I think it's fairly safe to say that, within recreational gas supply limits, time spent above 30 feet is all decompression time (unless, of course, that's your max depth for the dive!) In other words, at the end of a deeper dive, you can spend as much time as you like between 30 feet and the surface with incurring any greater gas load that you need to worry about, and in fact, depending on the profile, you may be offgassing most all compartments during this time.
For dives where significant time is spent deep, a stop at half maximal depth is probably beneficial. I believe this is what NAUI is now teaching for their recreational divers. Significant offgassing usually begins around 2ATA above the bottom depth, and for recreational dives, this turns out to be very close to half the max depth. Precisely how long this stop should be, I don't think anybody really knows. From there, you can proceed to the shallows at a controlled rate, and spend the rest of your time there.
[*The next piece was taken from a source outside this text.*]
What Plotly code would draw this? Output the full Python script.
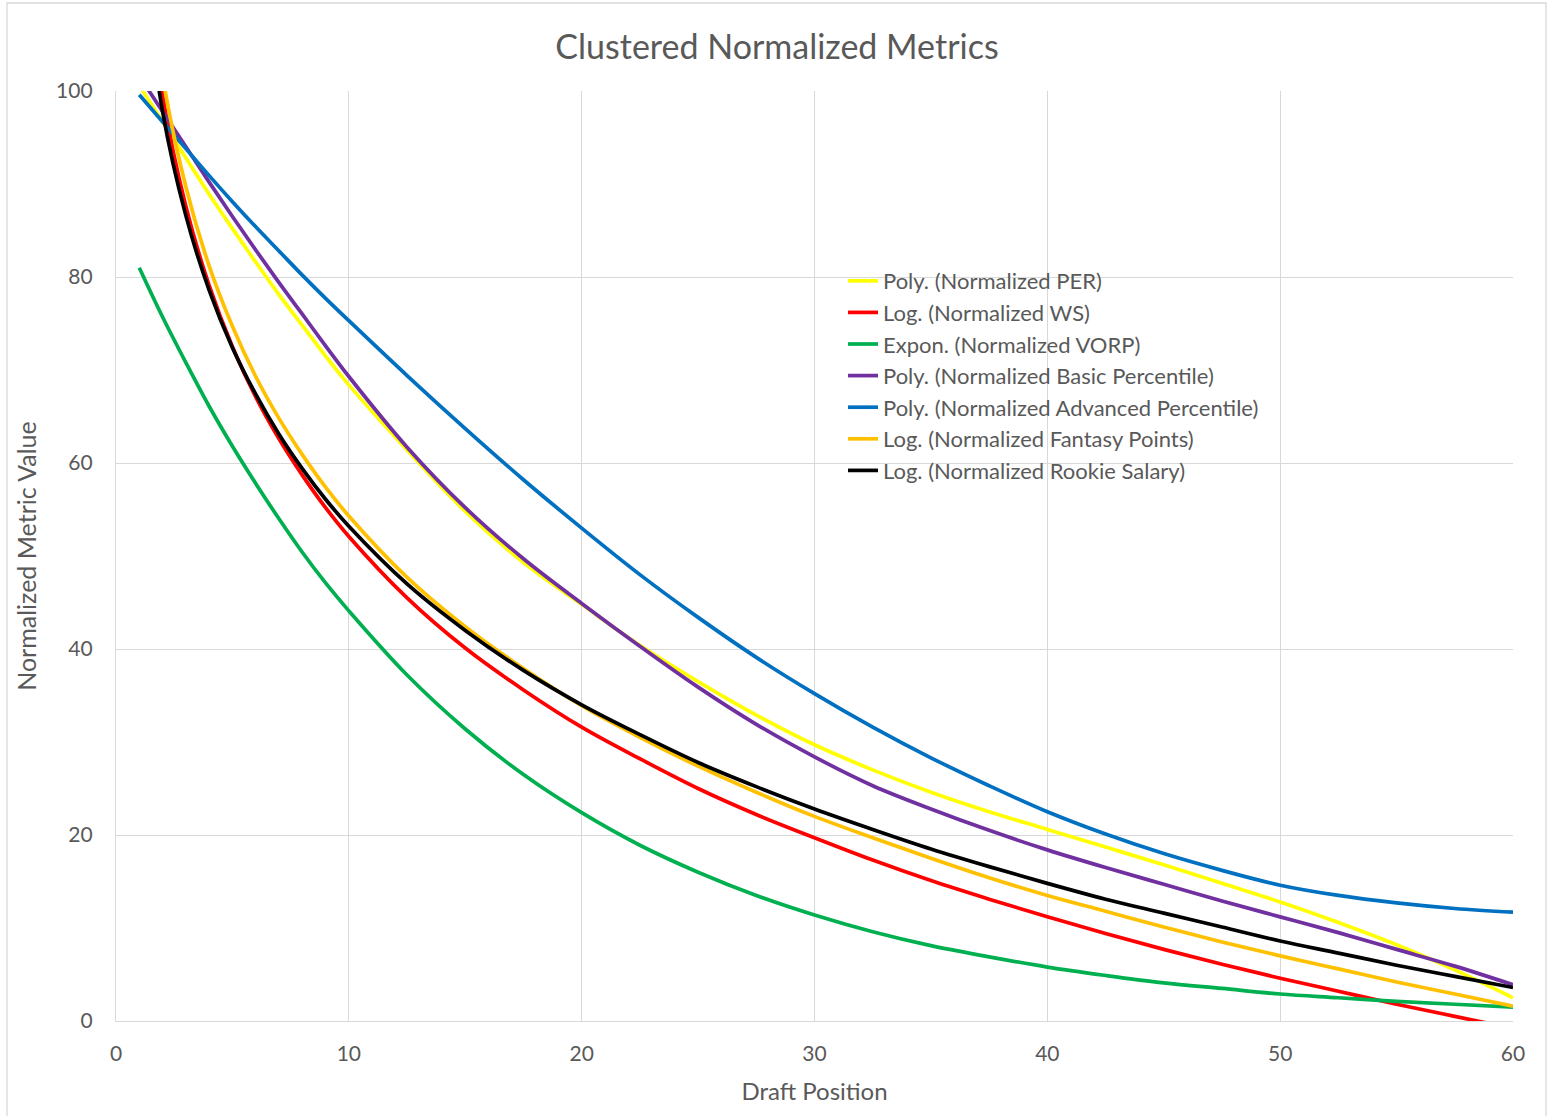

This, of course, does not jibe with a terrain-based ascent, which frequently more closely resembles the 10fpm continuous ascent that was found NOT to be ideal in Marroni's studies. Terrain-based dives (and especially the ones I've done in the Islands) often spend more time deep (defined as between max depth and 2 ATA shallower) than one would want to do if one used max depth and ran a decompression software program to design one's ascent. But the difference there is that you haven't dived a square profile. At least in my experience, most of the deep Hawaiian dives spend very little time at max depth -- maybe one or two minutes -- before beginning to work their way upslope. At this point, you have to try to figure out what your true "max depth" for gas loading purposes is. Depth averaging almost has to come into play here, but it can be difficult and may not be very accurate when the depth of the dive is continuously changing. No program designs an ascent for a dive where the whole dive is an ascent!
Anyway, don't know if this has been helpful (I know it turned out to be long!)